**Supplied material:**
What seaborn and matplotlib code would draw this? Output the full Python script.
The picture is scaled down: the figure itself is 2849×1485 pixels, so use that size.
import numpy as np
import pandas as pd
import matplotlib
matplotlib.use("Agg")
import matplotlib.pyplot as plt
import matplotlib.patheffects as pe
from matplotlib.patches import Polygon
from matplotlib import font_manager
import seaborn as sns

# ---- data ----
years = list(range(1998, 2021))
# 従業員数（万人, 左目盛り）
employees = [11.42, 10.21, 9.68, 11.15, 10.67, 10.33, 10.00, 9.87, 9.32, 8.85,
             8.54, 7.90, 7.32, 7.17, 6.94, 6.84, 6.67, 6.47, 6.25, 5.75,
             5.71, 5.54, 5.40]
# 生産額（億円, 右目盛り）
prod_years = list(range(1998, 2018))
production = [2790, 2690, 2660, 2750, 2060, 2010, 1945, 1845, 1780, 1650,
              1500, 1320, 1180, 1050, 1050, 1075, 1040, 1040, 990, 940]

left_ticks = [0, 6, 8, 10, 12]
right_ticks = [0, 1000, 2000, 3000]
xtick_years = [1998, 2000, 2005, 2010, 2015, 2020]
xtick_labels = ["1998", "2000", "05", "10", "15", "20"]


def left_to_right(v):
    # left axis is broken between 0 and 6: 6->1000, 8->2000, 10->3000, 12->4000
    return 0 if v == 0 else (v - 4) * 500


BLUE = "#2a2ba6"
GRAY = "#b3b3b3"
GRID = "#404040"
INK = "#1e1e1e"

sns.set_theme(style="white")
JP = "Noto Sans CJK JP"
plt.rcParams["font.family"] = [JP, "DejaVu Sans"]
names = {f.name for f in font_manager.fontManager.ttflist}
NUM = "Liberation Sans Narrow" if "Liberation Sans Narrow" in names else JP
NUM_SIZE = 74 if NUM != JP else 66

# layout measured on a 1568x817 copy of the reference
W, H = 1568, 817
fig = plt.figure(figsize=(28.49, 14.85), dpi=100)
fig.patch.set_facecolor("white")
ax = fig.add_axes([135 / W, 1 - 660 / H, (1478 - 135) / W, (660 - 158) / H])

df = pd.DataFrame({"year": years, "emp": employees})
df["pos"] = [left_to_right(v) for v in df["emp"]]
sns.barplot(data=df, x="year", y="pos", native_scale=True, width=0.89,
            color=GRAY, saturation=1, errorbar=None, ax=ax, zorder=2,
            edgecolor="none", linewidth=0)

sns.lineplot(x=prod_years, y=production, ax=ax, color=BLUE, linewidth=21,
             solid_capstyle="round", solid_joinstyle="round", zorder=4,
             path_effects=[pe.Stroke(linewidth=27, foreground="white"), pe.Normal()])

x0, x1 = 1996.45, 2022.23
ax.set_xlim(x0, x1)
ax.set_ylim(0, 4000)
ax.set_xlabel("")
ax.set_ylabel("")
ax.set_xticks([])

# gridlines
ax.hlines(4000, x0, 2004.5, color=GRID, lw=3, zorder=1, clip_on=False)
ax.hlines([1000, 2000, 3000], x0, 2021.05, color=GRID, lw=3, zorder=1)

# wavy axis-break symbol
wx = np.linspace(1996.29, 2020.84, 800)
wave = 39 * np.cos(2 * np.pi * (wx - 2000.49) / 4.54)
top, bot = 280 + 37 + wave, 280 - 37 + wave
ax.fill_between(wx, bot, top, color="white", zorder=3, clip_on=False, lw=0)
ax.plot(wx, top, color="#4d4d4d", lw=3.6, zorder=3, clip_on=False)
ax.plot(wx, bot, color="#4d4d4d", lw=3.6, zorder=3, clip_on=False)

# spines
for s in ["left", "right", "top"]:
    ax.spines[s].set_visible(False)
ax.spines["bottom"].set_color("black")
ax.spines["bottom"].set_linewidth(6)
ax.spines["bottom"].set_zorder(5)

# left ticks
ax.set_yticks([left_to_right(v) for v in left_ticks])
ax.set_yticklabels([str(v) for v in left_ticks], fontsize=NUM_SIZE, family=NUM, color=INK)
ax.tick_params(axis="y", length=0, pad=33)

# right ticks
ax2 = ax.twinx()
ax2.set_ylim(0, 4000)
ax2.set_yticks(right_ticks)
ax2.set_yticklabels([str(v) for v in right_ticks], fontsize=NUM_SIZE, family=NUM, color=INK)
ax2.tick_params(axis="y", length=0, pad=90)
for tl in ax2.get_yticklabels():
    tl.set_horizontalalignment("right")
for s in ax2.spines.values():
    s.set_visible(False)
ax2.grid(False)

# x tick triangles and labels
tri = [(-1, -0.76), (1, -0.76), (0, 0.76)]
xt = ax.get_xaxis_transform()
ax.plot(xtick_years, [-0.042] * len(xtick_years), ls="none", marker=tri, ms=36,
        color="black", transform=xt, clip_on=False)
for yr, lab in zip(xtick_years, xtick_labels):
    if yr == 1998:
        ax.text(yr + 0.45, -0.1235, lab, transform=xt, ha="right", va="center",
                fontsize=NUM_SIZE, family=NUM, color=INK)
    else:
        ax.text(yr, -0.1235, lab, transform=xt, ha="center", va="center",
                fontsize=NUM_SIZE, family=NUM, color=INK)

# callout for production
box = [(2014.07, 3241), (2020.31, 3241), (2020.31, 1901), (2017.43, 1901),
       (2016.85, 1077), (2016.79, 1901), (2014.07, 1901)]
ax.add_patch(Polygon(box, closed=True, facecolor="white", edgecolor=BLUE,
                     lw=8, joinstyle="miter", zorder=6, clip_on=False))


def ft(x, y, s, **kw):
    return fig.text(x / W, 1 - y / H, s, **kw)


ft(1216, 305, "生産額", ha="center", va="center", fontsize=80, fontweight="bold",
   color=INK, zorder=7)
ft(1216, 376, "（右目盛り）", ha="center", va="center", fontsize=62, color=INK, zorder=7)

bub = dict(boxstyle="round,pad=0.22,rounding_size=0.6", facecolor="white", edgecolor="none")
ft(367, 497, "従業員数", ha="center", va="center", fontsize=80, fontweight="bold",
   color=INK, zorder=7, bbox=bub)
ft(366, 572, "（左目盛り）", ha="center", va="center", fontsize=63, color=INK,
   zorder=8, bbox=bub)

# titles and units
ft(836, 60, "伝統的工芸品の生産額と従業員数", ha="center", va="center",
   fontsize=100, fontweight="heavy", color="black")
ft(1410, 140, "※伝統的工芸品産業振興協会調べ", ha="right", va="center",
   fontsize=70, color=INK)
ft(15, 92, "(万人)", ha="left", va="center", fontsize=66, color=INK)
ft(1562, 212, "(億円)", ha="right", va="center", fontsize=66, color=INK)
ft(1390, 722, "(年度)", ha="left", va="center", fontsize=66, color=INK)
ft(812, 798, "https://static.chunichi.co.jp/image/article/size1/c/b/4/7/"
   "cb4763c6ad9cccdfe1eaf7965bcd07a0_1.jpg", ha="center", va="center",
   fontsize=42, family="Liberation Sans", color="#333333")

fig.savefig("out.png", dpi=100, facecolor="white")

...

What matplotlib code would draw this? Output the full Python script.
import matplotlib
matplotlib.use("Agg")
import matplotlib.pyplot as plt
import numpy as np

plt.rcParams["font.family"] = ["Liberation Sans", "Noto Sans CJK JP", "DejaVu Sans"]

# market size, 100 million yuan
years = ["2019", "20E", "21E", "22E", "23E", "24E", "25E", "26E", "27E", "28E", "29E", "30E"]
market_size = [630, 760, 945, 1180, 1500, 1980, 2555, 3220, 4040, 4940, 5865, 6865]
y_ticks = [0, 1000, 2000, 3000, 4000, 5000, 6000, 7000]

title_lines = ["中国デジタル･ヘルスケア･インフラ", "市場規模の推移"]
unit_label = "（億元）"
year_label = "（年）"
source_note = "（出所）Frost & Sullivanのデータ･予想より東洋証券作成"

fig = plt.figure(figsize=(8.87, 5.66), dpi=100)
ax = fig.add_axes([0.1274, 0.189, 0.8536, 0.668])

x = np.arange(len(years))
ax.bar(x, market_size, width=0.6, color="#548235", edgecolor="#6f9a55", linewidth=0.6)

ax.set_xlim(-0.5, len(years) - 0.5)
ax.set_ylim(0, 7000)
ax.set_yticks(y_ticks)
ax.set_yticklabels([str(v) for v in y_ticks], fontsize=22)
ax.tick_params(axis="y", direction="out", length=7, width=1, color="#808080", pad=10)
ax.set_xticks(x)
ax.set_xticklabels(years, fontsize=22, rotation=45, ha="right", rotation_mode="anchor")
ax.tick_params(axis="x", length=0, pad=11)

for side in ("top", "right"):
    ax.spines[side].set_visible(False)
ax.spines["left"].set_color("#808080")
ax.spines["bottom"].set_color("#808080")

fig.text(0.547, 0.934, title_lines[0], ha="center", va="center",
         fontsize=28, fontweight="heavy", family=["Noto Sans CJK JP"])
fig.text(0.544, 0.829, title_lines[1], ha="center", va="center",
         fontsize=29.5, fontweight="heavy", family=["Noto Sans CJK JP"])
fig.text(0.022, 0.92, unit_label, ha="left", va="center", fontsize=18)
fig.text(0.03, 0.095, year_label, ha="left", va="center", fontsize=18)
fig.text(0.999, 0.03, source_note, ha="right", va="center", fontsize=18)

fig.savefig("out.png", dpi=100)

**Task directions:** Above is a listing; print exactly its lines from the one with "What seaborn and" through the one with "import seaborn as sns", and no other lines.

**Answer to this exercise:**
What seaborn and matplotlib code would draw this? Output the full Python script.
The picture is scaled down: the figure itself is 2849×1485 pixels, so use that size.
import numpy as np
import pandas as pd
import matplotlib
matplotlib.use("Agg")
import matplotlib.pyplot as plt
import matplotlib.patheffects as pe
from matplotlib.patches import Polygon
from matplotlib import font_manager
import seaborn as sns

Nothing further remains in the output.